FORWARD OPERATING BASE MAREZ - Things are almost as good as they can get for 1st Sgt. Leo Marshall.
He’s in the Army. He’s in Iraq. He’s got a challenging job and seniority. He works with people he likes and has known for a long time and he can’t say enough good things about them. So what’s not to like?
Being away from his daughter Amanda, 17, son Sharpe, 10, and wife Kim, that’s what.
“I’ve got nothing to complain about outside separation from family,” he said Thursday during a 9.5-mile drive around the Marez guard houses. There are 11 guardhouses, elevated for a view of the perimeter. They are manned by two soldiers, an American and a Kurd, working two four-hour shifts a day.
Marshall, 46, a 20-year veteran, is a fulltime member of the guard. Normally he organizes monthly training sessions at the Gary Armory and acts as a liaison with Lt. Col. Richard Shatto, who lives in Columbus and works in Indianapolis. Now, as the Indiana National Guard’s 113th Combat Engineering Battalion headquarters staff sergeant, he deals with a variety of concerns ranging from support, maintenance, medics and communication to what are known as around here as “force protection issues.”
As we drove from guardhouse to guardhouse in a Polaris all-terrain vehicle, Marshall spoke of the camaraderie that grows among those in harm’s way. During Desert Storm, the 46-year-old Marshall was a supply sergeant responsible for logistical packages, or LOGPAKS in military speak. That meant he would be given map coordinates and a large truck or two loaded with everything an outlying unit needed - or at least was going to get - in the way of food, water, arms and shelter and head out across the desert.
Sometimes he made three or four runs a day. For six months it was mostly sponge baths, although occasionally the guys would set a large tin of water on a truck and poke holes in it for a shower. Baby wipes were a big deal. There were no barracks, no mess halls, no toilets and no showers. “You became real close,” he said. Coffee was made cowboy style: tossed into water boiling over a campfire, poured into a cup.
Not long ago his wife Kim, with whom he maintains frequent Internet contact, asked him what the troops wanted. He told her coffee, coffee filters and tobacco products. She told him she would send the coffee and filters, but not the nicotine.

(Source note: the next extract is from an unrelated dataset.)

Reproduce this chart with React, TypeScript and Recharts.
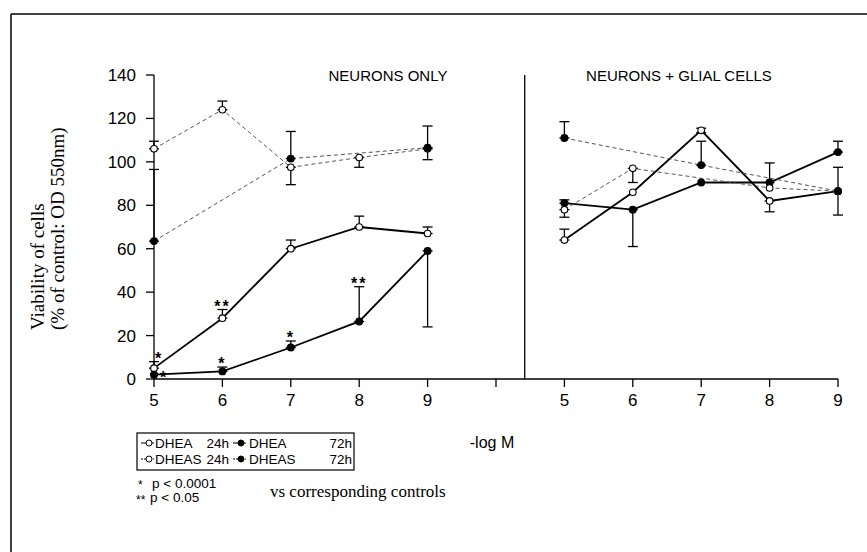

During our drive he pointed to two villages near the edge of the base. He views them as the most likely sources of trouble. Both are within range of rocket-propelled grenades. Both have been cordoned off and searched. Another concern is the highway south toward Baghdad. It skirts FOB Marez. He thinks about drive-by shootings when he is on the part of base near the highway, especially when he is driving the ATV rather than an armored Humvee.
“Usually when I come out here in the morning I see sheperds and their sheep,” he said. “When I come out at 2 p.m. there’s nothing because it’s so hot.”
It doesn’t take much for Marshall to wax passionate about the men and women he directs. He wants their families to know what a fine job they are doing, and how much they appreciate those back home.
“This is the profession we have chosen,” he said. “I feel honored to be here.”
Editor’s note: W.S. Wilson is embedded with the Indiana National Guard’s 113th Combat Engineering Battalion, based out of northern Indiana and now deployed near Mosul, Iraq. Most of the 113th’s soldiers are from northern Indiana.